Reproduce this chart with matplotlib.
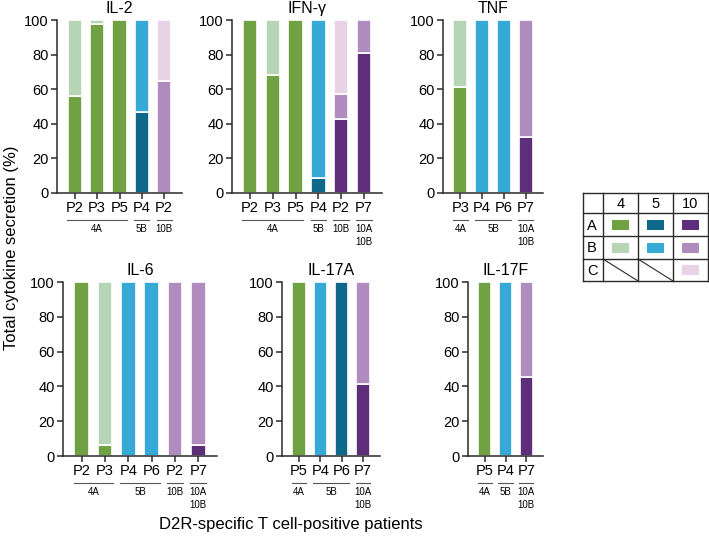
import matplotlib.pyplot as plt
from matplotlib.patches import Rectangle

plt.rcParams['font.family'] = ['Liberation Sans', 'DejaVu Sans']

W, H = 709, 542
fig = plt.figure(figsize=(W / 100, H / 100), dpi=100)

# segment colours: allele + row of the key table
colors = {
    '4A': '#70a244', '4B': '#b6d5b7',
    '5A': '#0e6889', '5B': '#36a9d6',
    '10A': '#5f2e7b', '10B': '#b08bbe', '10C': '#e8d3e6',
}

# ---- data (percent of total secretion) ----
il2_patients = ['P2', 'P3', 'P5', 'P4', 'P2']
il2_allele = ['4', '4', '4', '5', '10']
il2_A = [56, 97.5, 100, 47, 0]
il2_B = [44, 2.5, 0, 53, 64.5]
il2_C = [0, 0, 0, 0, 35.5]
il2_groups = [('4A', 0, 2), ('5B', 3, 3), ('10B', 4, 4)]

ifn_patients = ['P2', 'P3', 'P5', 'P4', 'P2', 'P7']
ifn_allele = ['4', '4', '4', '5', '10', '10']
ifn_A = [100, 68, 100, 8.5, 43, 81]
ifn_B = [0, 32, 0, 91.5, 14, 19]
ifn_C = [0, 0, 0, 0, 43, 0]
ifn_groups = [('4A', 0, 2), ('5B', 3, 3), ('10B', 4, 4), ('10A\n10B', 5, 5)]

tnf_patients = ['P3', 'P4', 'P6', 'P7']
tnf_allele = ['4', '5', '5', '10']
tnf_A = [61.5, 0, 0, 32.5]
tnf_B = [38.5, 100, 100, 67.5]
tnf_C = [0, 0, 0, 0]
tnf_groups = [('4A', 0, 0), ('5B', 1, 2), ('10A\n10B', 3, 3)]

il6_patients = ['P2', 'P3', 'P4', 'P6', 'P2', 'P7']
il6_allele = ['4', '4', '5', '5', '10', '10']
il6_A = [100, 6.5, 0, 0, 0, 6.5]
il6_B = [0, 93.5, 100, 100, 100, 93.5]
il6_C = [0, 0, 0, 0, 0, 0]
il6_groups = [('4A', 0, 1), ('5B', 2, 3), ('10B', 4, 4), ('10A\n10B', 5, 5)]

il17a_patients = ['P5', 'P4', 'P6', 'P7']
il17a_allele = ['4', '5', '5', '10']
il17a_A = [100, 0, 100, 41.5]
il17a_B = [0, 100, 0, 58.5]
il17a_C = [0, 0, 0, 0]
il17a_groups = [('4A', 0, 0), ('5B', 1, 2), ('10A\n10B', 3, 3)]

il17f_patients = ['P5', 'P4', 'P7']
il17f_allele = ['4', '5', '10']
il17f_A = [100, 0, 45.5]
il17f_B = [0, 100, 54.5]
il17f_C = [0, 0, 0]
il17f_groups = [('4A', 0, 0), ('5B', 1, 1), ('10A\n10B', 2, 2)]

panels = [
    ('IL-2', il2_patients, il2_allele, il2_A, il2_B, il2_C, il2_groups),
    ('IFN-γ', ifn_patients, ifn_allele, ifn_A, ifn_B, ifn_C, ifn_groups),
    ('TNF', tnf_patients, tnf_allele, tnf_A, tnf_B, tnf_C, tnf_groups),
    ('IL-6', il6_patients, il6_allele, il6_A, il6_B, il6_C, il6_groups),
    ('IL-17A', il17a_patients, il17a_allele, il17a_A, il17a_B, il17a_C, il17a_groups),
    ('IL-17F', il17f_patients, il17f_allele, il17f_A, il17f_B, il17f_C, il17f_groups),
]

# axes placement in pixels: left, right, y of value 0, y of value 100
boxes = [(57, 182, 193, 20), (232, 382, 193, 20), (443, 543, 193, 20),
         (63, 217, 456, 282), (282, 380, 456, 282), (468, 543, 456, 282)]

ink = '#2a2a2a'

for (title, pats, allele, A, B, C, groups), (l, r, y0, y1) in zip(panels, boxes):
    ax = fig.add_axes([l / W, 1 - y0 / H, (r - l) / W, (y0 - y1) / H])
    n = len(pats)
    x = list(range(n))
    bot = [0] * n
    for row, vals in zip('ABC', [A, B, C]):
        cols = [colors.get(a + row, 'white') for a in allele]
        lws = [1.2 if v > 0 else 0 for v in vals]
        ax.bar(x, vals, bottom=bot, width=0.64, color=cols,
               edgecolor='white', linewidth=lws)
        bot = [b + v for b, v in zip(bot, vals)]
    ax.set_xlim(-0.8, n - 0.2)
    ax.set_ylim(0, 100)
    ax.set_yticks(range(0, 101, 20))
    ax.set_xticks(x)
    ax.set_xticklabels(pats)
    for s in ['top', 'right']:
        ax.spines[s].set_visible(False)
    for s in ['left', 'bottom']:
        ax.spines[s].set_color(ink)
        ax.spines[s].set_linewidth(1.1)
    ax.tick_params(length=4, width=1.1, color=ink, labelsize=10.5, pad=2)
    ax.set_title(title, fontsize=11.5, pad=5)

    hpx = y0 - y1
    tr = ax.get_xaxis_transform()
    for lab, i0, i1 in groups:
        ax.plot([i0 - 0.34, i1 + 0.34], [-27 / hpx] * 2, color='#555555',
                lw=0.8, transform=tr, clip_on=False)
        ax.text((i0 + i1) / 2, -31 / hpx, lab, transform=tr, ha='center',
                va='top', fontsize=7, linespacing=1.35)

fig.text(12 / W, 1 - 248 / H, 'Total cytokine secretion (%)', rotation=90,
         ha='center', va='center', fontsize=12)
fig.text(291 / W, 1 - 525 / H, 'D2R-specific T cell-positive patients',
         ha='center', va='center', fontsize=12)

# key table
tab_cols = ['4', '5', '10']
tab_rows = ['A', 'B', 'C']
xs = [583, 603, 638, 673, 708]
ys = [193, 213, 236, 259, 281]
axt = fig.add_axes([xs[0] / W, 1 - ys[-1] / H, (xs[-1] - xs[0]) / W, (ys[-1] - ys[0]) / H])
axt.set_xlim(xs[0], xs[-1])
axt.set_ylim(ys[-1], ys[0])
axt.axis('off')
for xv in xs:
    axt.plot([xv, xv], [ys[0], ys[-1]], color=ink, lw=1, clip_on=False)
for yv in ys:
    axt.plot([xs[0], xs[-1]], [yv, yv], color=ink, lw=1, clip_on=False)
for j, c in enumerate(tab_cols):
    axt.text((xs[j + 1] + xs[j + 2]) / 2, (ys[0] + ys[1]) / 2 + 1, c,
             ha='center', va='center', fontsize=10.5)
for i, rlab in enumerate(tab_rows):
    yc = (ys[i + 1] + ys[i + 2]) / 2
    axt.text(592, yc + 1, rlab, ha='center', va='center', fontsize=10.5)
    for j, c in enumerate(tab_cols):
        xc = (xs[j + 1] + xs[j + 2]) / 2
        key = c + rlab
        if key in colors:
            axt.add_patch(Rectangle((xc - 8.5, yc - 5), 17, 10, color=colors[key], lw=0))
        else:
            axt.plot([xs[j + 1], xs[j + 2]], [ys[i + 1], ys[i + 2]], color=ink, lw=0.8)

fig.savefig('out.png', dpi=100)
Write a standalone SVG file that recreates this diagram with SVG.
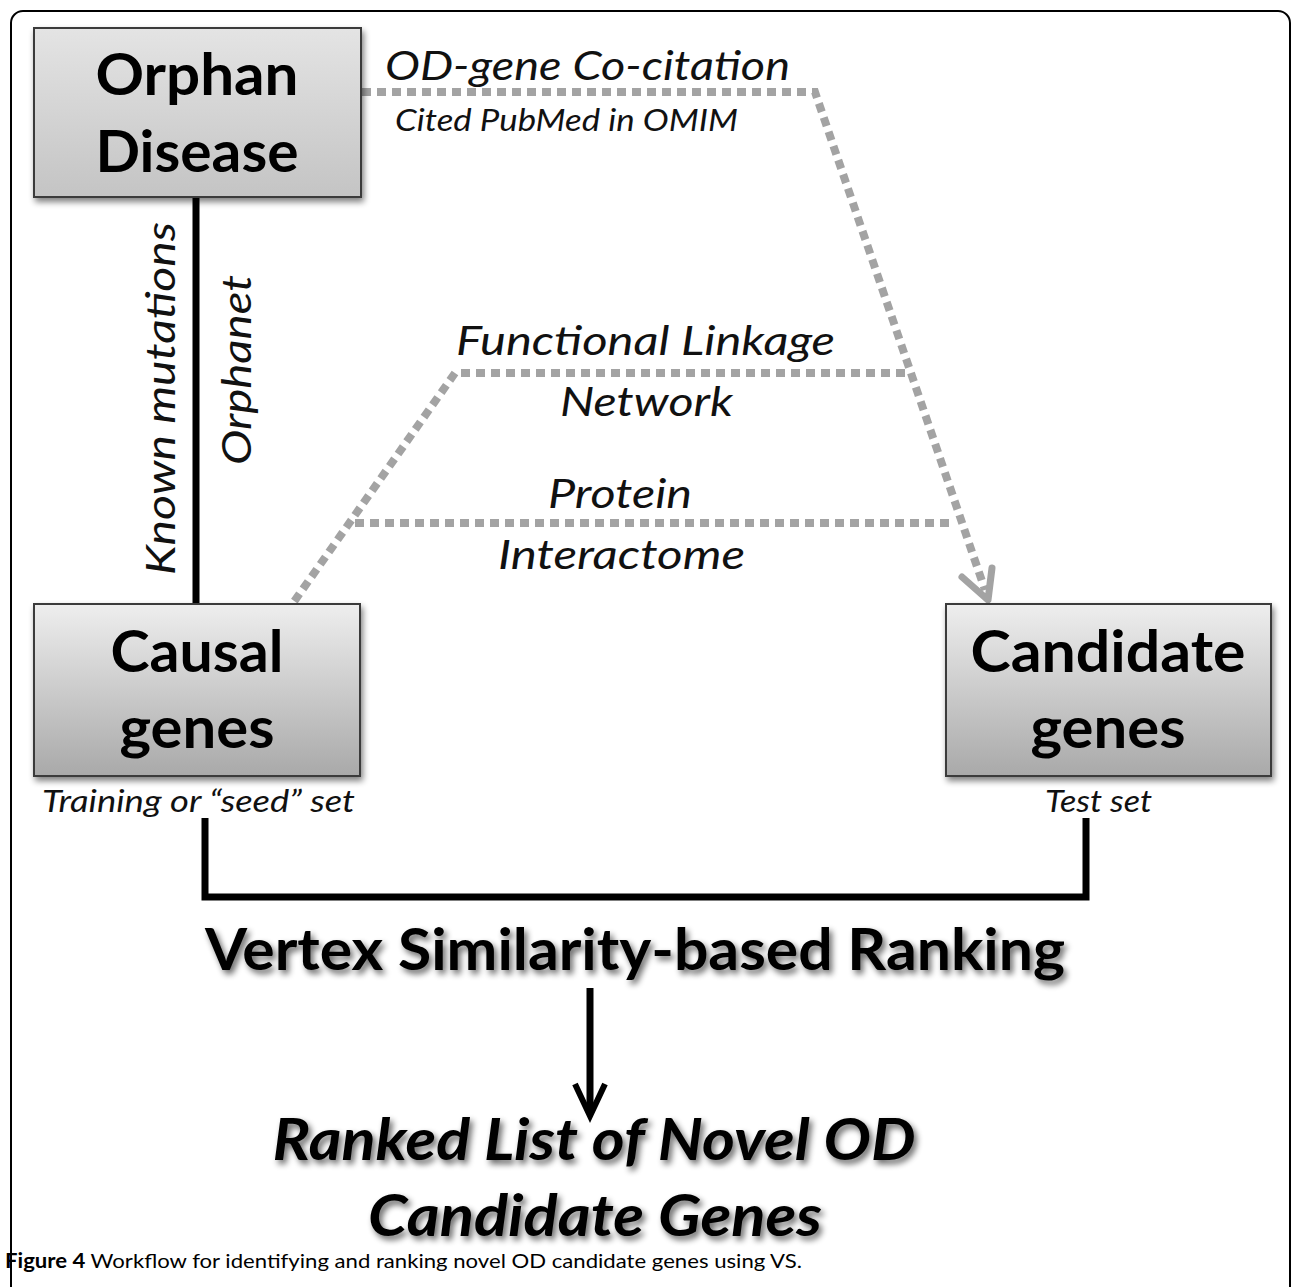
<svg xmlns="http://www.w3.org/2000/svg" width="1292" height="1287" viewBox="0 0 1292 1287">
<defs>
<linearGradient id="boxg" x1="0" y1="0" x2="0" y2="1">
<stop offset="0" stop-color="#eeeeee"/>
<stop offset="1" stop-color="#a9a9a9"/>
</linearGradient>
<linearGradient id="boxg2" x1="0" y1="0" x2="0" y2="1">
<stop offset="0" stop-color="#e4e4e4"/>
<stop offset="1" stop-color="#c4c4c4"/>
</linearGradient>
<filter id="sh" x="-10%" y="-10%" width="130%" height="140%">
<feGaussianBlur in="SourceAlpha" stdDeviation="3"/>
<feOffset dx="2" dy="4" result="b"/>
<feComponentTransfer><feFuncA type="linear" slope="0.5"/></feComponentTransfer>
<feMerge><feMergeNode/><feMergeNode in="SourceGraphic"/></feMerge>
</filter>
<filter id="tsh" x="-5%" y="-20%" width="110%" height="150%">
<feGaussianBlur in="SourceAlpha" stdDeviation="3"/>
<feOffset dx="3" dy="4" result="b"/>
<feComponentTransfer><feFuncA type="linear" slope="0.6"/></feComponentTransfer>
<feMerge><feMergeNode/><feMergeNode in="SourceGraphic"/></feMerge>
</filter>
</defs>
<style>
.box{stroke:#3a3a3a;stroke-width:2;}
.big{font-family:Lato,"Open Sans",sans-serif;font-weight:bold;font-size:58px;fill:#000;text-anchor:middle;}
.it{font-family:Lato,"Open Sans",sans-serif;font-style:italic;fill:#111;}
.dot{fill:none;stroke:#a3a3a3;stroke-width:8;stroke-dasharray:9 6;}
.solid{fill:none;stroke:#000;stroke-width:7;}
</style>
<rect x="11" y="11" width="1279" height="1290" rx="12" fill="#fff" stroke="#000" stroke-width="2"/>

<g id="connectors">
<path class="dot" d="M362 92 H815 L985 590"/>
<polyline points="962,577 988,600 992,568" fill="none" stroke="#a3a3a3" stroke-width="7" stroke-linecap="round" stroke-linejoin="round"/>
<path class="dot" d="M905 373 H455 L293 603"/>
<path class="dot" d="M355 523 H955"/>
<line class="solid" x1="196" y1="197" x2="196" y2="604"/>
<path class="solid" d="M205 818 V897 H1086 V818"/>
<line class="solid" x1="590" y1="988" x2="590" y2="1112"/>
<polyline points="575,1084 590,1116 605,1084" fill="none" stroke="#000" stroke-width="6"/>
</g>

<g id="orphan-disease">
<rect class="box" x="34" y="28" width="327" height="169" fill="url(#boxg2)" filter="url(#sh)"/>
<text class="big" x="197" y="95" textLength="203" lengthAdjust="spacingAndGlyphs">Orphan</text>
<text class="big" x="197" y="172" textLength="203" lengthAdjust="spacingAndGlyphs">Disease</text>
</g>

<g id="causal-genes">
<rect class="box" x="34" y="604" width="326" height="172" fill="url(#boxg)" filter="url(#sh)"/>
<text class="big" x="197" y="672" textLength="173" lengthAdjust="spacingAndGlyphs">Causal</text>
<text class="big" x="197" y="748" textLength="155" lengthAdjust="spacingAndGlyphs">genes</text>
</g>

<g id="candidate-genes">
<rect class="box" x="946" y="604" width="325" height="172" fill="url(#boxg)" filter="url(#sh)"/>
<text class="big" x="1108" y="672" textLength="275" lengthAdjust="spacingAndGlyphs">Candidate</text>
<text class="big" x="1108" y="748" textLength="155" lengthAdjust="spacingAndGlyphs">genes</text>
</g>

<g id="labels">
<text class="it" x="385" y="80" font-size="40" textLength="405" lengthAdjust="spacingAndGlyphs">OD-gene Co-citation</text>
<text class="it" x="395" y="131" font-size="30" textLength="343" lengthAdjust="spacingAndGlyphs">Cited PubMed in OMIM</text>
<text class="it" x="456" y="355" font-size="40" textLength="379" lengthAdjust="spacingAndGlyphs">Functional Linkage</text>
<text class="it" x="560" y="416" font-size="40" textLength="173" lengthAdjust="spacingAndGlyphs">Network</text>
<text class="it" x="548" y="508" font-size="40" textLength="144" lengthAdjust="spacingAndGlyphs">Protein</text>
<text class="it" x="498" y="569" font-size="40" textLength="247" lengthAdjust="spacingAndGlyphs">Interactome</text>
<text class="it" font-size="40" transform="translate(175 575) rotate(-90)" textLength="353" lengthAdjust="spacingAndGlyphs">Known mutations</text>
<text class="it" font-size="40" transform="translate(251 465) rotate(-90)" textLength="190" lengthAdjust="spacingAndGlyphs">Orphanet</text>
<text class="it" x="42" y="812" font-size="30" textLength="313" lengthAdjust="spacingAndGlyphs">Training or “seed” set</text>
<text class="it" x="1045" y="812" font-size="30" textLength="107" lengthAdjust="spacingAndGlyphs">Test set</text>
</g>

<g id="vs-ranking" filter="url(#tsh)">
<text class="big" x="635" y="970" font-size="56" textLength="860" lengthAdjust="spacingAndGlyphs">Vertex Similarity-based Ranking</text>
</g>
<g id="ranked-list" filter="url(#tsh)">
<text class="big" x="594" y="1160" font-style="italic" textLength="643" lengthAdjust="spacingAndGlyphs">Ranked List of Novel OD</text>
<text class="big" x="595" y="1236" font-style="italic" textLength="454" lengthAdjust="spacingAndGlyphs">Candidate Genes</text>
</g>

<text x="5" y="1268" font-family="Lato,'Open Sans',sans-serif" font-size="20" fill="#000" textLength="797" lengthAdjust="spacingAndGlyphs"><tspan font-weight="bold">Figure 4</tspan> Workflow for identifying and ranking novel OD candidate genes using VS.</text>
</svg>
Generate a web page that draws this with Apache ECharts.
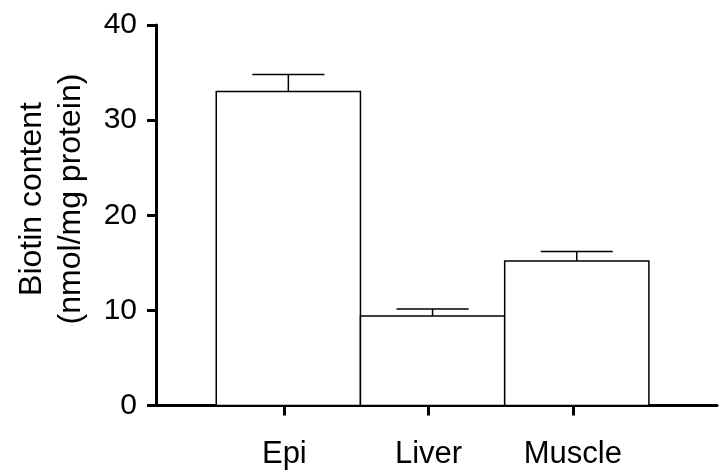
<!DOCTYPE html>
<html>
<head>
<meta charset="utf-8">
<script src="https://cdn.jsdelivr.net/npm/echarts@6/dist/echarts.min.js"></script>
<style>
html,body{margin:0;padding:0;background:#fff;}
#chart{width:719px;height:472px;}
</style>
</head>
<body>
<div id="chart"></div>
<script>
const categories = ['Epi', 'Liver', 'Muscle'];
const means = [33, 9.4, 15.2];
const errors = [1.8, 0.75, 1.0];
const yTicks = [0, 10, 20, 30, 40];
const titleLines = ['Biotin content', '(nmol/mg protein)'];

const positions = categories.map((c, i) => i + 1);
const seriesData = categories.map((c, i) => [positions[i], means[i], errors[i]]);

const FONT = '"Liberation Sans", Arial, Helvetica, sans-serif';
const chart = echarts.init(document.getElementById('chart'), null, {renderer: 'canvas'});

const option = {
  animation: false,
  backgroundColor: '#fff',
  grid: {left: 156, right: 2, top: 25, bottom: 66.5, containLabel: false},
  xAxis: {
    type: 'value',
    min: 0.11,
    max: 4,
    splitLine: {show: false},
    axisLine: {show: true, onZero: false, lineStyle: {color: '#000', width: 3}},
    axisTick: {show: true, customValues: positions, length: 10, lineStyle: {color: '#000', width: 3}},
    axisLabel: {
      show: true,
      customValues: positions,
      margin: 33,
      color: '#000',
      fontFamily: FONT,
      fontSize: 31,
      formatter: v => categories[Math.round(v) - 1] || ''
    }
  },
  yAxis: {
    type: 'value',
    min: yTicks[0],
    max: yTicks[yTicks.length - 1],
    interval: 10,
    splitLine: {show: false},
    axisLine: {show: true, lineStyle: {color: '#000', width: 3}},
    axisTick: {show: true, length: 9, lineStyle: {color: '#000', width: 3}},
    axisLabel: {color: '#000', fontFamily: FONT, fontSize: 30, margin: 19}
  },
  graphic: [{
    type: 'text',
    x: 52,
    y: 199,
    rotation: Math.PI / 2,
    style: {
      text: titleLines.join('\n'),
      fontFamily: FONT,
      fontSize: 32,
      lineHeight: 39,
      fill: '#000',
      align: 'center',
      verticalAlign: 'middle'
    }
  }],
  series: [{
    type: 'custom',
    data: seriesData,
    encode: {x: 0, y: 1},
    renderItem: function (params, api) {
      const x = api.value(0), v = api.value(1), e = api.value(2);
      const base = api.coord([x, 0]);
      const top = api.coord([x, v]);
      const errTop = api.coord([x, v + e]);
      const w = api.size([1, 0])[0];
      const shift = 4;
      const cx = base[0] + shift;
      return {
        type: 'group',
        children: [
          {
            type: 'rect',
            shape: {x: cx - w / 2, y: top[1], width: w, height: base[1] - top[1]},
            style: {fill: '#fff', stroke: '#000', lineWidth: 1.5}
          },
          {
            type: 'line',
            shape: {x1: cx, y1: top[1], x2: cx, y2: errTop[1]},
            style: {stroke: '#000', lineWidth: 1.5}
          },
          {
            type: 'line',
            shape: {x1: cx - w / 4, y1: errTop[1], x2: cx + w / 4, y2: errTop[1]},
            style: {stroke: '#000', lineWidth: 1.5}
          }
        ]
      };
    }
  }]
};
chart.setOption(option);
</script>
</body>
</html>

###

Task objective: Read through the entries and copy every line that includes "matplotlib".

Output of the exercise:
Reproduce this chart with matplotlib.
import matplotlib.pyplot as plt
from matplotlib.patches import Rectangle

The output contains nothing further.